How is Web5 evolving the web?
Currently, although Web2 allows for a great user experience, web users do not own their own data and do not control their own identity. So, the great user experience of Web2 only holds until it doesn’t. With Web5, the hope is that this is going to change. At its core, Web5 is about moving away from an internet where web users’ data is held in captivity by various application silos. By disrupting this web model, Web5 aims to make a user own their own data and control their own identity by default.
This will have concrete ramifications in the way users will experience the internet. Because data is never stored with any web application but with decentralized web nodes, a Web5 user can seamlessly switch from application to application, taking their social graph and thus their social persona with them. This type of portability is a core feature of Web5. A user should be able to identify himself on numerous applications without the need for multiple logins because the applications can query a user’s relevant data that is stored on a decentralized web node.

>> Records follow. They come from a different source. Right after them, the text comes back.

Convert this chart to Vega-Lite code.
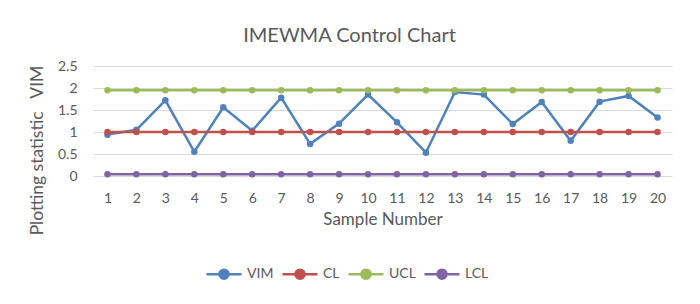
{
  "$schema": "https://vega.github.io/schema/vega-lite/v6.json",
  "width": 579,
  "height": 110,
  "autosize": "none",
  "padding": {"left": 93, "top": 66, "right": 28, "bottom": 128},
  "background": "white",
  "title": {"text": "IMEWMA Control Chart", "fontSize": 20, "font": "Lato", "fontWeight": "normal", "color": "#595959", "anchor": "middle", "offset": 13, "dx": -33},
  "data": {"values": [
    {"sample": 1, "VIM": 0.94, "CL": 1, "UCL": 1.95, "LCL": 0.04},
    {"sample": 2, "VIM": 1.05, "CL": 1, "UCL": 1.95, "LCL": 0.04},
    {"sample": 3, "VIM": 1.72, "CL": 1, "UCL": 1.95, "LCL": 0.04},
    {"sample": 4, "VIM": 0.55, "CL": 1, "UCL": 1.95, "LCL": 0.04},
    {"sample": 5, "VIM": 1.56, "CL": 1, "UCL": 1.95, "LCL": 0.04},
    {"sample": 6, "VIM": 1.03, "CL": 1, "UCL": 1.95, "LCL": 0.04},
    {"sample": 7, "VIM": 1.78, "CL": 1, "UCL": 1.95, "LCL": 0.04},
    {"sample": 8, "VIM": 0.73, "CL": 1, "UCL": 1.95, "LCL": 0.04},
    {"sample": 9, "VIM": 1.19, "CL": 1, "UCL": 1.95, "LCL": 0.04},
    {"sample": 10, "VIM": 1.85, "CL": 1, "UCL": 1.95, "LCL": 0.04},
    {"sample": 11, "VIM": 1.22, "CL": 1, "UCL": 1.95, "LCL": 0.04},
    {"sample": 12, "VIM": 0.53, "CL": 1, "UCL": 1.95, "LCL": 0.04},
    {"sample": 13, "VIM": 1.91, "CL": 1, "UCL": 1.95, "LCL": 0.04},
    {"sample": 14, "VIM": 1.85, "CL": 1, "UCL": 1.95, "LCL": 0.04},
    {"sample": 15, "VIM": 1.18, "CL": 1, "UCL": 1.95, "LCL": 0.04},
    {"sample": 16, "VIM": 1.68, "CL": 1, "UCL": 1.95, "LCL": 0.04},
    {"sample": 17, "VIM": 0.8, "CL": 1, "UCL": 1.95, "LCL": 0.04},
    {"sample": 18, "VIM": 1.69, "CL": 1, "UCL": 1.95, "LCL": 0.04},
    {"sample": 19, "VIM": 1.82, "CL": 1, "UCL": 1.95, "LCL": 0.04},
    {"sample": 20, "VIM": 1.33, "CL": 1, "UCL": 1.95, "LCL": 0.04}
  ]},
  "transform": [{"fold": ["VIM", "CL", "UCL", "LCL"], "as": ["series", "value"]}],
  "mark": {"type": "line", "strokeWidth": 2.5, "point": {"filled": true, "size": 42, "opacity": 1}},
  "encoding": {
    "x": {"field": "sample", "type": "ordinal", "scale": {"type": "point", "padding": 0.5},
      "axis": {"labelAngle": 0, "title": "Sample Number", "domain": false, "ticks": false, "grid": false, "labelPadding": 15, "titlePadding": 6, "titleFontSize": 17}},
    "y": {"field": "value", "type": "quantitative", "scale": {"domain": [0, 2.5]},
      "axis": {"values": [0, 0.5, 1, 1.5, 2, 2.5], "format": "~g", "domain": false, "ticks": false, "gridColor": "#D9D9D9", "gridWidth": 1, "labelPadding": 16, "titlePadding": 11, "titleFontSize": 17.5, "title": "Plotting statistic\u00a0\u00a0 VIM", "titleY": 84}},
    "color": {"field": "series", "type": "nominal",
      "scale": {"domain": ["VIM", "CL", "UCL", "LCL"], "range": ["#4F81BD", "#C0504D", "#9BBB59", "#8064A2"]},
      "legend": {"orient": "none", "legendX": 112, "legendY": 189, "direction": "horizontal", "title": null,
        "symbolType": "M-1,0L1,0M-0.26,0a0.26,0.26 0 1,0 0.52,0a0.26,0.26 0 1,0 -0.52,0",
        "symbolSize": 1225, "symbolStrokeWidth": 2.5, "labelFontSize": 14, "labelFont": "Lato", "labelColor": "#595959",
        "columnPadding": 3, "labelOffset": 4,
        "encode": {"symbols": {"update": {"fill": {"scale": "color", "field": "value"}, "opacity": {"value": 1}}}}}}
  },
  "config": {
    "view": {"stroke": null},
    "axis": {"labelFont": "Lato", "titleFont": "Lato", "labelColor": "#595959", "titleColor": "#595959", "titleFontWeight": "normal", "labelFontSize": 14, "titleFontSize": 16}
  }
}
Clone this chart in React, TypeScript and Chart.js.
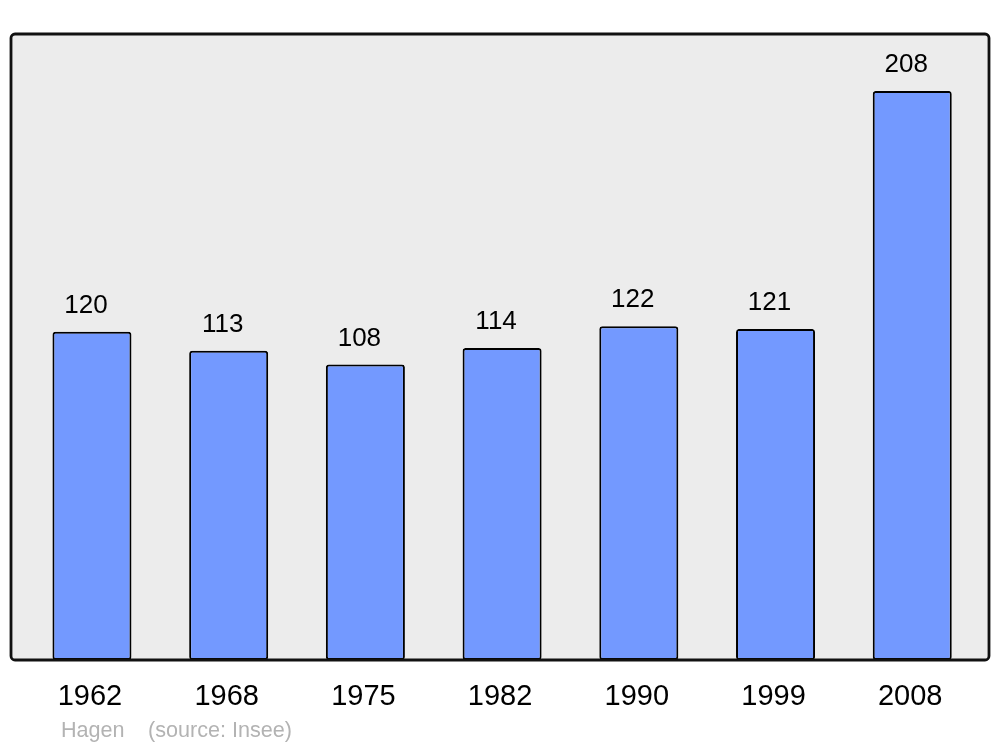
import React, { useEffect, useRef } from "react";
import { Chart, registerables } from "chart.js";

Chart.register(...registerables);

const years = ["1962", "1968", "1975", "1982", "1990", "1999", "2008"];
const population = [120, 113, 108, 114, 122, 121, 208];
const placeName = "Hagen";
const sourceText = "(source: Insee)";

const FONT = '"Liberation Sans", Arial, sans-serif';

const framePlugin = {
  id: "frame",
  beforeDraw(chart: any) {
    const { ctx, chartArea } = chart;
    const x0 = chartArea.left - 12.6;
    const x1 = chartArea.right + 8.4;
    const y0 = chartArea.top;
    const y1 = chartArea.bottom;
    ctx.save();
    ctx.beginPath();
    (ctx as any).roundRect(x0, y0, x1 - x0, y1 - y0, 4);
    ctx.fillStyle = "#ececec";
    ctx.fill();
    ctx.restore();
  },
  afterDatasetsDraw(chart: any) {
    const { ctx, chartArea } = chart;
    const x0 = chartArea.left - 12.6;
    const x1 = chartArea.right + 8.4;
    const y0 = chartArea.top;
    const y1 = chartArea.bottom;
    ctx.save();
    ctx.beginPath();
    (ctx as any).roundRect(x0, y0, x1 - x0, y1 - y0, 4);
    ctx.lineWidth = 2.8;
    ctx.strokeStyle = "#111111";
    ctx.stroke();
    // value labels
    const meta = chart.getDatasetMeta(0);
    ctx.fillStyle = "#000000";
    ctx.font = `26px ${FONT}`;
    ctx.textAlign = "center";
    ctx.textBaseline = "alphabetic";
    meta.data.forEach((bar: any, i: number) => {
      ctx.fillText(String(population[i]), bar.x - 6, bar.y - 19);
    });
    // source line
    ctx.fillStyle = "#b3b3b3";
    ctx.font = `21.6px ${FONT}`;
    ctx.textAlign = "left";
    ctx.fillText(placeName, 61, 737);
    ctx.fillText(sourceText, 148, 737);
    ctx.restore();
  },
};

export default function App() {
  const ref = useRef<HTMLCanvasElement | null>(null);
  useEffect(() => {
    document.body.style.margin = "0";
    const chart = new Chart(ref.current as HTMLCanvasElement, {
      type: "bar",
      data: {
        labels: years,
        datasets: [
          {
            data: population,
            backgroundColor: "#7399ff",
            borderColor: "#000000",
            borderWidth: 2,
            borderRadius: 3,
            borderSkipped: false,
            categoryPercentage: 1,
            barPercentage: 0.578,
          },
        ],
      },
      options: {
        animation: false,
        responsive: false,
        maintainAspectRatio: false,
        layout: { padding: { left: 23.6, right: 19.4, top: 34, bottom: 0 } },
        plugins: { legend: { display: false }, tooltip: { enabled: false } },
        scales: {
          x: {
            grid: { display: false, drawTicks: false },
            border: { display: false },
            ticks: {
              color: "#000000",
              font: { family: FONT, size: 29 },
              padding: 20,
              labelOffset: -2,
            },
            afterFit: (s: any) => {
              s.height = 87;
            },
          },
          y: {
            display: false,
            min: 0,
            max: 228.8,
          },
        },
      },
      plugins: [framePlugin],
    });
    return () => chart.destroy();
  }, []);
  return (
    <div style={{ position: "absolute", left: 0, top: 0, width: 1000, height: 747, background: "#ffffff" }}>
      <canvas ref={ref} width={1000} height={747} style={{ width: 1000, height: 747 }} />
    </div>
  );
}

Following the vision of Web5 through, web applications like social media and others would be commoditized. Just as customers nowadays can switch from restaurant to restaurant in search of the best experience, users should have the straightforward option to switch between Twitter and TikTok with the same ease, thereby not losing any of their friends and followers.
Storing one’s personal data on a personal decentralized web node also has other benefits. Due to true ownership, a user does not only have more control over their data but the data is not stored with a centralized hub that presents a honey pot for attackers. Still, a user can store their preferences and settings on a decentralized web node and different apps can access the relevant data to provide the users with a customized experience according to one’s preferences and settings.